Rogamos por los niños
que lo embarran todo de chocolate,
que quieren que se les haga cosquillas,
que chapotean en los charcos y salpican y se manchan los pantalones,
que comen helado a escondidas antes de la cena,
que borran hasta el papel en sus problemas de aritmética,
que nunca encuentran sus zapatos.
Y rogamos por los
que se quedan mirando a los fotógrafos detrás de las cercas de alambre.
Rogamos por los niños
que gastan en un solo dia
lo que les dan sus padres para la merienda de la semana,
que dan berrinches en el supermercado
y sólo comen lo que se les antoja,
que piden que se les cuenten historias de fantasmas, que esconden su ropa sucia debajo de la cama
y nunca lavan la tina del baño,
que reciben visitas del ratoncito Pérez,
que detestan que se les bese frente a sus amigos,
que están inquietos en la iglesia
y gritan al hablar por teléfono,
cuyas lágrimas algunas veces nos hacen reír
y cuyas sonrisas otras veces nos hacen llorar.
Rogamos por los niños
que quieren que alguien los cargue,
y por los que necesitan ser cargados;
por aquellos en quienes nunca perdemos la esperanza,
y por los que no tienen nada que esperar
ni a nadie que los espere;
por los que colmamos de atenciones,
y por los que se aferran a cualquiera que les tienda la mano.

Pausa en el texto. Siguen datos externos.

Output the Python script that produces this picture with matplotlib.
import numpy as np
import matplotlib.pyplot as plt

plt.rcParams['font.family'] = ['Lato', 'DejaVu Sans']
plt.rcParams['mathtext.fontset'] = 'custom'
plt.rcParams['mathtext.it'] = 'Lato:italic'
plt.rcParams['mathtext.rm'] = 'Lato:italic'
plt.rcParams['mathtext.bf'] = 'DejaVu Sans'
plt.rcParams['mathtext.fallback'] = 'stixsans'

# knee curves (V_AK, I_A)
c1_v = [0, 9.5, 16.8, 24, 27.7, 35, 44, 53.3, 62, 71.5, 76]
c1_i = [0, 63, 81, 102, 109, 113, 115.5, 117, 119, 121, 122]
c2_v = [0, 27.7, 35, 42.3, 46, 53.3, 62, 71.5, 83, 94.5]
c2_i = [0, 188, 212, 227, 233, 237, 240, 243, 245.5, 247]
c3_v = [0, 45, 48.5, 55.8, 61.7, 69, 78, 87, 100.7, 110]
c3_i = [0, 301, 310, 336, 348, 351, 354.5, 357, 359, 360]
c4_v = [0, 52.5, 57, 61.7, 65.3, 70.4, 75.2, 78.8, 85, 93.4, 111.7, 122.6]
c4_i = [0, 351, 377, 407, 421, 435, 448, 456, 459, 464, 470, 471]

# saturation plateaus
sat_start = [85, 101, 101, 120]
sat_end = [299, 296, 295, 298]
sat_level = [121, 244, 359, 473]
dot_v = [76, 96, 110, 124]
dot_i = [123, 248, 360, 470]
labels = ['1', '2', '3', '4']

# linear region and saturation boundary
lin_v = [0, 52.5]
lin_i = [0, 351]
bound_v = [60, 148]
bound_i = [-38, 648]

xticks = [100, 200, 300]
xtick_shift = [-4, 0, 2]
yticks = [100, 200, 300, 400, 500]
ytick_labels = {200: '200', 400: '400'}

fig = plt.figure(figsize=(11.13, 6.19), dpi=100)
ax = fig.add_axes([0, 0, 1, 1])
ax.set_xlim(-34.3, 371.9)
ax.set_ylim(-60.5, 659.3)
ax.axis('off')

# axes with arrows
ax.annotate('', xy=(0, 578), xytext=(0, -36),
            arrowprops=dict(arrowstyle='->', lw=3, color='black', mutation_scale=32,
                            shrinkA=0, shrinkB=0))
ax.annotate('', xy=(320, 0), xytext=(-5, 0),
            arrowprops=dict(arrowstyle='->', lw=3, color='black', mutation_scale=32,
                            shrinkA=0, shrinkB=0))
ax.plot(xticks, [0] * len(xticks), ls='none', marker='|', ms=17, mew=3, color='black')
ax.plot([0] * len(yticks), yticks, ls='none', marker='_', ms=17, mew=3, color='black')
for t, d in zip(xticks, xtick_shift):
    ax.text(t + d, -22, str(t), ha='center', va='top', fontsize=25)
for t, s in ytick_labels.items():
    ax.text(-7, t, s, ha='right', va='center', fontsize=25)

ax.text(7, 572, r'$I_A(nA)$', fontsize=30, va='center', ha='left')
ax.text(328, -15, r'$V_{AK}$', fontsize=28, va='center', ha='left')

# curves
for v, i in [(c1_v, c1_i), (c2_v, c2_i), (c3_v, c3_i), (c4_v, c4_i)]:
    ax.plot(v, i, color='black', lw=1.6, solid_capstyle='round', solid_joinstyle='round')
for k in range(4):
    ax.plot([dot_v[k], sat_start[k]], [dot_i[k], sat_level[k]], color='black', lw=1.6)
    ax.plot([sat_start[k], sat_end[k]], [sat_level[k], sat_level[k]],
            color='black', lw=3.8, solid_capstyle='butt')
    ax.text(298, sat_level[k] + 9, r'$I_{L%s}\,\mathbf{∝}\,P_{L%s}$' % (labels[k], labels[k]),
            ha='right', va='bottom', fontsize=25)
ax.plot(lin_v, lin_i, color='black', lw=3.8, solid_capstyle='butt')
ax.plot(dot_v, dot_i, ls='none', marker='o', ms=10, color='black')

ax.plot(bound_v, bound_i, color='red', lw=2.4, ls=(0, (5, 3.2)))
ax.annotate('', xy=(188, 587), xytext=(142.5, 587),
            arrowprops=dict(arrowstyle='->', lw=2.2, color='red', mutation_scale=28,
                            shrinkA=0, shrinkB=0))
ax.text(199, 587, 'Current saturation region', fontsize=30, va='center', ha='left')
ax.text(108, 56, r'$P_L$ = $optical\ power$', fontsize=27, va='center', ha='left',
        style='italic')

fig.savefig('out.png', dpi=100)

Esta conmovedora plegaria al Todopoderoso, escrita originalmente en inglés por Ina Hughes, nos recuerda el refrán que dice: "Quien a los niños no amó, no diga que quiere a Dios." Porque cada niño que nace lleva estampada en el rostro la imagen de su divino Creador. Y el que no ama a los niños ni siquiera conoce a Dios, porque Dios es amor. Más vale que no sólo roguemos sino que actuemos en favor de los niños necesitados de nuestro mundo. Todo lo que hacemos por ellos, lo hacemos por Dios mismo.